The former. I think that the sampling rate has been consistently 44100 Hz; this is the standard for most broadcasts, right? Bitrate is 1411kbps.

"What was the highest peak frequency you saw? I tried to replicate this with Javier Baez's last home run (August 18, 9th inning, 8:36.67 into the condensed game) and got 2.8 kHz. I suspect some operator error, though."

Yep, that's the same as what I got. Wow, was that loud. That's the highest peak frequency I've seen, but that's also the hardest hit ball I've seen in some time, so maybe that's alright.

"How did you decide how large to make the window of analysis around each bat crack?"

This was arbitrary; I basically recorded about two seconds up and downstream of each hit, and then manually selected from that a little bit immediately around the spike of the hit (until the vibrations visibly died down). Eventually, I settled into a pretty consistent rhythm of getting about a tenth of a second on either side.
Dutchleaguer
8/21
Love the post and the idea, and look forward to seeing the correlations when more data comes in.

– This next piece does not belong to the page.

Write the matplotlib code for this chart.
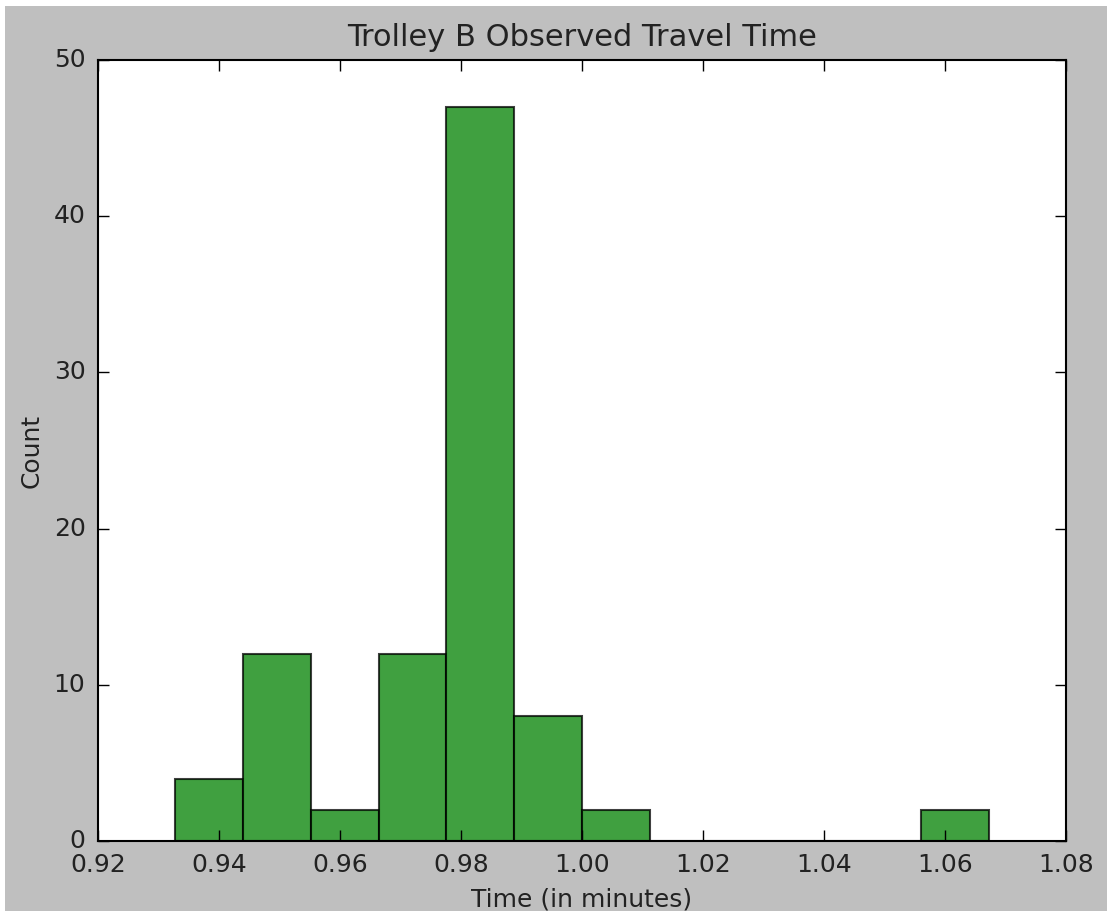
import matplotlib
matplotlib.use("Agg")
import matplotlib.pyplot as plt
import numpy as np
from matplotlib.patches import Rectangle

# observed travel times, binned into 12 equal bins (minutes)
bin_edges = np.linspace(0.9328, 1.0672, 13)
counts = [4, 12, 2, 12, 47, 8, 2, 0, 0, 0, 0, 2]
x_ticks = [0.92, 0.94, 0.96, 0.98, 1.00, 1.02, 1.04, 1.06, 1.08]
y_ticks = [0, 10, 20, 30, 40, 50]

plt.style.use("classic")
plt.rcParams["font.family"] = "DejaVu Sans"

fig = plt.figure(figsize=(11.09, 9.11), dpi=100, facecolor="#bfbfbf")
ax = fig.add_axes([98 / 1109, 1 - 841 / 911, 968 / 1109, 781 / 911])

ax.hist(bin_edges[:-1], bins=bin_edges, weights=counts,
        facecolor="green", edgecolor="black", linewidth=1.5, alpha=0.75)

ax.set_xlim(0.92, 1.08)
ax.set_ylim(0, 50)
ax.set_xticks(x_ticks)
ax.set_xticklabels(["%.2f" % t for t in x_ticks])
ax.set_yticks(y_ticks)
ax.tick_params(axis="both", which="major", labelsize=18, length=8, width=1,
               direction="in", top=True, right=True, pad=9,
               labelcolor="#222222")
for spine in ax.spines.values():
    spine.set_linewidth(1.5)

ax.set_title("Trolley B Observed Travel Time", fontsize=22, pad=10, color="#222222")
ax.set_xlabel("Time (in minutes)", fontsize=18, labelpad=7, color="#222222")
ax.set_ylabel("Count", fontsize=18, labelpad=7, color="#222222")

# thin white margin round the figure
for r in [(0, 0, 5 / 1109, 1), (0, 1 - 6 / 911, 1, 6 / 911), (1 - 2 / 1109, 0, 2 / 1109, 1)]:
    fig.patches.append(Rectangle(r[:2], r[2], r[3], transform=fig.transFigure,
                                 facecolor="white", edgecolor="none", zorder=10))

fig.savefig("out.png", dpi=100, facecolor=fig.get_facecolor())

I've always been perplexed by that little window of amplified sound in MLB broadcasts when the ball is delivered -- it's like they turn up certain mics for a second. It's cool, but the crowd sound is also amplified at the same time, so for a split second you get all this crowd noise along with the crack (or the sound of the ball hitting the catcher's glove, which is also cool).
rdemaro
8/21
Really interesting work, Robert. I enjoy how your brain works, sir.
nada012
8/21
Thanks, Rocco--the feeling is mutual.